A startling nuance in the British position is the willingness, if necessary, to act independently of America. The hope in Downing Street is that the “adults” in the Trump administration will continue their ascent. People such as HR McMaster, the national security adviser, James Mattis, the Secretary of Defense, and Rex Tillerson at the State Department are cut from the same Atlanticist cloth as their counterparts in every previous administration in living memory.

But what about the man at the top? Mr Trump – erratic, ill-informed and cloth-tongued – remains an unknown quantity. His decision to launch cruise missile strikes on Syria in retaliation for the regime’s chemical weapons attack is a welcome shift from the Obama administration’s “lead from behind” (or not at all) approach.

What is not clear yet is whether he and his administration is really willing to follow through. Airstrikes can be an important symbolic move, but they do not constitute a policy.

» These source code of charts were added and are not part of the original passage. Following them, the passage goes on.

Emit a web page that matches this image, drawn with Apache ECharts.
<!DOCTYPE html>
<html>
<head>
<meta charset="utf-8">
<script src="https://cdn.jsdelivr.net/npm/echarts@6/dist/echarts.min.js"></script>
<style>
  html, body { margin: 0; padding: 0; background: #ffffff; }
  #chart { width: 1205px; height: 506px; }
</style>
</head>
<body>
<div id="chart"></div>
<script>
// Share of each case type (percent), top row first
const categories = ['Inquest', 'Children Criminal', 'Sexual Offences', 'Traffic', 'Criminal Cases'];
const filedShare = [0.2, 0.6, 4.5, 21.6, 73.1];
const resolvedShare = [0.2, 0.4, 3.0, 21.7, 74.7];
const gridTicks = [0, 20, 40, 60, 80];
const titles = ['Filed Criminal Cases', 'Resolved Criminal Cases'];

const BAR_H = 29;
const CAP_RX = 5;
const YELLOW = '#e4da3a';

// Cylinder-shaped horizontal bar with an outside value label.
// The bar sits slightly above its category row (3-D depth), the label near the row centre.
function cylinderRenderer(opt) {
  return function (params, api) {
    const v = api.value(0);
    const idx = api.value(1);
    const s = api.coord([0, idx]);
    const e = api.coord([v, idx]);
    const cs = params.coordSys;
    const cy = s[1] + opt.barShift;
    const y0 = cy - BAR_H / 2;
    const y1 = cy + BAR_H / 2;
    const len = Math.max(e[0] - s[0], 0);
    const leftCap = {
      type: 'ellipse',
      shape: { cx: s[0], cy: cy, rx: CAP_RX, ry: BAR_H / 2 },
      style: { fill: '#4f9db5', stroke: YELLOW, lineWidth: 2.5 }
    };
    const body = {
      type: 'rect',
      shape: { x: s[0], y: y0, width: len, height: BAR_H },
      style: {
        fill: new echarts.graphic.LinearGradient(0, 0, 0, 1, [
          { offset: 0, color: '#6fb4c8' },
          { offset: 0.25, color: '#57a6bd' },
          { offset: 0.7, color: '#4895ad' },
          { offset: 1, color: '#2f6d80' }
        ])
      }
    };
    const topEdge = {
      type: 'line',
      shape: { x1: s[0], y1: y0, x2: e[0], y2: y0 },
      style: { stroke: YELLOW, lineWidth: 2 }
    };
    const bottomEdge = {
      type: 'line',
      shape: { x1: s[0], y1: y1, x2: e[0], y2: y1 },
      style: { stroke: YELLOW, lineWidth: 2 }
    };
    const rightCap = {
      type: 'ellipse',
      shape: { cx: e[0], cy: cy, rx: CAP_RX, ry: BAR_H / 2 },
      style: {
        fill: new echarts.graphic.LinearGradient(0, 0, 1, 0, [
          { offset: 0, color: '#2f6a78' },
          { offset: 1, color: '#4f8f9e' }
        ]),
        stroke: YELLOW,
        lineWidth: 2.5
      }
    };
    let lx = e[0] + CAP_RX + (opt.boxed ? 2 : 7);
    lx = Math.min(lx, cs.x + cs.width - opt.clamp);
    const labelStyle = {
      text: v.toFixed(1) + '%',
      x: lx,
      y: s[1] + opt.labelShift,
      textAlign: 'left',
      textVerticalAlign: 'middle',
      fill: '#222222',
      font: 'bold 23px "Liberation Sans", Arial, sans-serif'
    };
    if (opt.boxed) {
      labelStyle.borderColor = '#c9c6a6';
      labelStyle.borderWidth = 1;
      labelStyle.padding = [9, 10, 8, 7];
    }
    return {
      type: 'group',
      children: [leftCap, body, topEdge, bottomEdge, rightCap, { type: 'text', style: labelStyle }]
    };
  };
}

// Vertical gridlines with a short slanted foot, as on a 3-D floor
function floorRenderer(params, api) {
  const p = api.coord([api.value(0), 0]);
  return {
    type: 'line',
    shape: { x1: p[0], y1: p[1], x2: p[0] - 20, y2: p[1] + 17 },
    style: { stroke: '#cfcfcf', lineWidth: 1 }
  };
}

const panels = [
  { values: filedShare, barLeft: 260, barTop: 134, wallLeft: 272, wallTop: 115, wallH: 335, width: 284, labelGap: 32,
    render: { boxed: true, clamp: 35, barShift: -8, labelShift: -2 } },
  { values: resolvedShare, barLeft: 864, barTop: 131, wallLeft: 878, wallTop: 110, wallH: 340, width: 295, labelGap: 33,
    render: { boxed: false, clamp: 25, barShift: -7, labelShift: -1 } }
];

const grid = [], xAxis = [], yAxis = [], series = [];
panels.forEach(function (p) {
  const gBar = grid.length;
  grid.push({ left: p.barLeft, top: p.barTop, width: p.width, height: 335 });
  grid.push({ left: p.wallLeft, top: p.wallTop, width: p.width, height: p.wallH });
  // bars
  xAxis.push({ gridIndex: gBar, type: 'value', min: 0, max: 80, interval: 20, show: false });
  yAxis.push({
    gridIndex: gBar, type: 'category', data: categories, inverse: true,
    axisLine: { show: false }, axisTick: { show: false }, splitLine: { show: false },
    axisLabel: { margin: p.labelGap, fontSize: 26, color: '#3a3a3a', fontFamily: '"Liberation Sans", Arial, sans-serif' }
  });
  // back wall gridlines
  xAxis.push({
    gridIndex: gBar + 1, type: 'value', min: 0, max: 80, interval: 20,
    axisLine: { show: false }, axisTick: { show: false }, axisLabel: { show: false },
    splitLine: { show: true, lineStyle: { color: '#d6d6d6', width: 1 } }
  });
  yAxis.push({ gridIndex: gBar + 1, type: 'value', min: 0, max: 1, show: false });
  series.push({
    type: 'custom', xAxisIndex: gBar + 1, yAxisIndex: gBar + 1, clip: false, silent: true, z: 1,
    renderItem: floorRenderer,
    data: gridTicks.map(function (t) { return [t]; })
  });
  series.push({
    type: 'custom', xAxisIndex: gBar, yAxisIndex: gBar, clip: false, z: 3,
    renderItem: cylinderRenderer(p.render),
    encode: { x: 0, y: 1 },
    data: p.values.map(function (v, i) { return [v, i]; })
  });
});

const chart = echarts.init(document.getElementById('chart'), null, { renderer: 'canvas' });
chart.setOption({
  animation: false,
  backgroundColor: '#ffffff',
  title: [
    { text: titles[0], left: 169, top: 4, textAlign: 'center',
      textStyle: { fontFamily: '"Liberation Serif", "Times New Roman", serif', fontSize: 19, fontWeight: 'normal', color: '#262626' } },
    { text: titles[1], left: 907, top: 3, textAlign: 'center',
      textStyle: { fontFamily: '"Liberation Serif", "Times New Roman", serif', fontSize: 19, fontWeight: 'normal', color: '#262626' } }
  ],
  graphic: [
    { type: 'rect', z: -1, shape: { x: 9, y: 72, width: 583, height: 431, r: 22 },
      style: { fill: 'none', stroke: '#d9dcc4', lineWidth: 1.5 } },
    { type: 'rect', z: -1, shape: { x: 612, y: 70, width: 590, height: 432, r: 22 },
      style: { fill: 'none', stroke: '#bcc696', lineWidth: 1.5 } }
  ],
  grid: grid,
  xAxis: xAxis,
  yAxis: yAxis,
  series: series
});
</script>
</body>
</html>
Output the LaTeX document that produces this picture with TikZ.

According to White House officials, the administration knows what to do, but is not choosing to announce it yet.

That may be a canny move: a bit of ambiguity and uncertainty help keep opponents off balance. For the past 20 years, Russia has enjoyed jangling Western nerves, and paid little price for doing so. Now it is experiencing a dose of its own medicine.

Yet after disparaging Nato and other alliances during the campaign, will Mr Trump really throw America’s full weight behind containment of the Kremlin?

If so, life becomes a lot easier for Britain.